This Stockholm street just became the first in Sweden to ban old diesel cars

This Stockholm street just became the first in Sweden to ban old diesel cars
Old diesel cars are no longer allowed on Hornsgatan. Photo: Leif R Jansson/TT
From today onwards, some cars will no longer be allowed to use one of southern Stockholm's main thoroughfares.

Hornsgatan runs from north to west on Stockholm's Södermalm island. It is a busy street lined with shops, bars and restaurants, and one of the quickest ways for drivers to get from Slussen to Liljeholmen.
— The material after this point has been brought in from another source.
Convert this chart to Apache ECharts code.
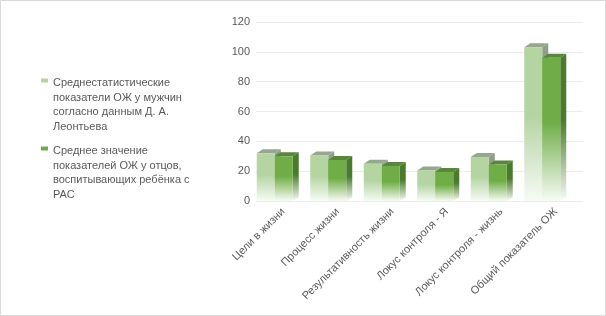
<!DOCTYPE html>
<html>
<head>
<meta charset="utf-8">
<script src="https://cdn.jsdelivr.net/npm/echarts@6/dist/echarts.min.js"></script>
<style>
  html, body { margin: 0; padding: 0; background: #fff; }
  #main { width: 606px; height: 316px; }
</style>
</head>
<body>
<div id="main"></div>
<script>
var categories = ['Цели в жизни', 'Процесс жизни', 'Результативность жизни', 'Локус контроля - Я', 'Локус контроля - жизнь', 'Общий показатель ОЖ'];
var seriesNames = [
  'Среднестатистические показатели ОЖ у мужчин согласно данным Д. А. Леонтьева',
  'Среднее значение показателей ОЖ у отцов, воспитывающих ребёнка с РАС'
];
var legendLines = [
  ['Среднестатистические', 'показатели ОЖ у мужчин', 'согласно данным Д. А.', 'Леонтьева'],
  ['Среднее значение', 'показателей ОЖ у отцов,', 'воспитывающих ребёнка с', 'РАС']
];
var menValues = [32, 30.5, 25, 20.5, 29.5, 103];
var fatherValues = [30, 27.5, 23.5, 19.5, 24.5, 96];
var yTicks = { min: 0, max: 120, interval: 20 };

var chart = echarts.init(document.getElementById('main'));

var BW = 18, DX = 6, DY = -4;
var LINE_H = 14.5;
var palette = [
  { front: '#b4d4a2', side: '#8e9f88', top: '#93a88c', legend: '#b4d4a2' },
  { front: '#70ad47', side: '#4a7a2e', top: '#58863a', legend: '#70ad47' }
];

function fade(c) {
  return new echarts.graphic.LinearGradient(0, 0, 0, 1, [
    { offset: 0, color: c },
    { offset: 0.45, color: c },
    { offset: 1, color: '#f7fbf5' }
  ]);
}

function render3d(params, api) {
  var p = palette[params.seriesIndex];
  var idx = api.value(0);
  var top = api.coord([idx, api.value(1)]);
  var base = api.coord([idx, 0]);
  var left = top[0] + (params.seriesIndex === 0 ? -BW : 0);
  var y0 = top[1], y1 = base[1];
  return {
    type: 'group',
    children: [
      {
        type: 'polygon',
        shape: { points: [[left + BW, y0], [left + BW + DX, y0 + DY], [left + BW + DX, y1 + DY], [left + BW, y1]] },
        style: { fill: fade(p.side) }
      },
      {
        type: 'polygon',
        shape: { points: [[left, y0], [left + DX, y0 + DY], [left + BW + DX, y0 + DY], [left + BW, y0]] },
        style: { fill: p.top }
      },
      {
        type: 'rect',
        shape: { x: left, y: y0, width: BW, height: y1 - y0 },
        style: { fill: fade(p.front) }
      }
    ]
  };
}

// legend marker: small square next to the first line of a 4-line label
var blockH = LINE_H * 4;
var legendIcon = 'path://M0,5h7v4h-7z M0,' + blockH + 'h0.01v0.01h-0.01z';

var fontFamily = 'Liberation Sans, Arial, sans-serif';
var axisFont = { color: '#595959', fontSize: 11, fontFamily: fontFamily };

chart.setOption({
  animation: false,
  graphic: [{
    type: 'rect',
    shape: { x: 0.5, y: 0.5, width: 605, height: 315 },
    style: { fill: 'none', stroke: '#d9d9d9', lineWidth: 1 },
    silent: true
  }],
  legend: {
    orient: 'vertical',
    left: 41,
    top: 76,
    padding: 0,
    itemWidth: 7,
    itemHeight: blockH,
    itemGap: 10,
    icon: legendIcon,
    data: [
      { name: seriesNames[0], itemStyle: { color: palette[0].legend } },
      { name: seriesNames[1], itemStyle: { color: palette[1].legend } }
    ],
    formatter: function (name) {
      return legendLines[seriesNames.indexOf(name)].join('\n');
    },
    textStyle: {
      color: '#595959',
      fontSize: 11,
      fontFamily: fontFamily,
      lineHeight: LINE_H
    }
  },
  grid: [
    { left: 256, top: 22, width: 327, height: 179 },
    { left: 248, top: 22, width: 321, height: 179 }
  ],
  xAxis: [
    {
      gridIndex: 0,
      type: 'category',
      data: categories,
      axisLine: { show: false },
      axisTick: { show: false },
      axisLabel: Object.assign({ rotate: 45, margin: 9, interval: 0 }, axisFont)
    },
    {
      gridIndex: 1,
      type: 'category',
      data: categories,
      show: false
    }
  ],
  yAxis: [
    {
      gridIndex: 0,
      type: 'value',
      min: yTicks.min,
      max: yTicks.max,
      interval: yTicks.interval,
      axisLine: { show: false },
      axisTick: { show: false },
      axisLabel: Object.assign({ margin: 6 }, axisFont),
      splitLine: { lineStyle: { color: '#ececec', width: 1 } }
    },
    {
      gridIndex: 1,
      type: 'value',
      min: yTicks.min,
      max: yTicks.max,
      interval: yTicks.interval,
      show: false,
      splitLine: { show: false }
    }
  ],
  series: [
    {
      name: seriesNames[0],
      type: 'custom',
      xAxisIndex: 1,
      yAxisIndex: 1,
      renderItem: render3d,
      encode: { x: 0, y: 1 },
      itemStyle: { color: palette[0].legend },
      data: menValues.map(function (v, i) { return [i, v]; })
    },
    {
      name: seriesNames[1],
      type: 'custom',
      xAxisIndex: 1,
      yAxisIndex: 1,
      renderItem: render3d,
      encode: { x: 0, y: 1 },
      itemStyle: { color: palette[1].legend },
      data: fatherValues.map(function (v, i) { return [i, v]; })
    }
  ]
});
</script>
</body>
</html>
It is also one of the Swedish capital's most polluted streets, and other measures such as banning studded winter tyres have previously been adopted in order to improve its air quality.

And on January 15th, a ban on old diesel cars comes into force on the street.

It follows a decision by the Swedish government in 2018 to make it possible for local authorities to create so-called environmental zones, and was a key question in the local election in Stockholm the same year.

The scheme was eventually pushed through by the Green Party, who have been ruling in coalition with centre-right parties in Stockholm City Council since the election, with opponents claiming a diesel ban was unnecessary due to the continuing improvement of air quality in the Swedish capital.

The ban means that only newer diesel engines meeting the emission standards of Euro 5 and Euro 6 will be permitted in the zone, and by 2022 only Euro 6 will be allowed. In practice, this bans most cars older than 11 years, but note that the older cars will still be allowed to cross Hornsgatan.

There are already class-one environmental zones for heavy vehicles in place in several Swedish cities (Stockholm, Gothenburg, Malmö, Mölndal, Uppsala, Helsingborg, Lund and Umeå). But Hornsgatan is the first street in Sweden to introduce a class-two environmental zone for passenger cars.

According to Swedish public broadcaster SVT, around 4,000 of the 24,000 cars that use Hornsgatan every day will now be forced to take a detour. Emergency vehicles are however not affected by the ban.

Alternative routes from Slussen to Liljeholmen or to the E4/E20 motorway through the city are the Söder Mälarstrand street and then Västerbron, alternatively Götgatan or Söderledstunneln south, joining the 75 westbound through Årsta before reaching Liljeholmen or the motorway. In any case, unless you have no other option, public transport is usually more convenient than driving in central Stockholm.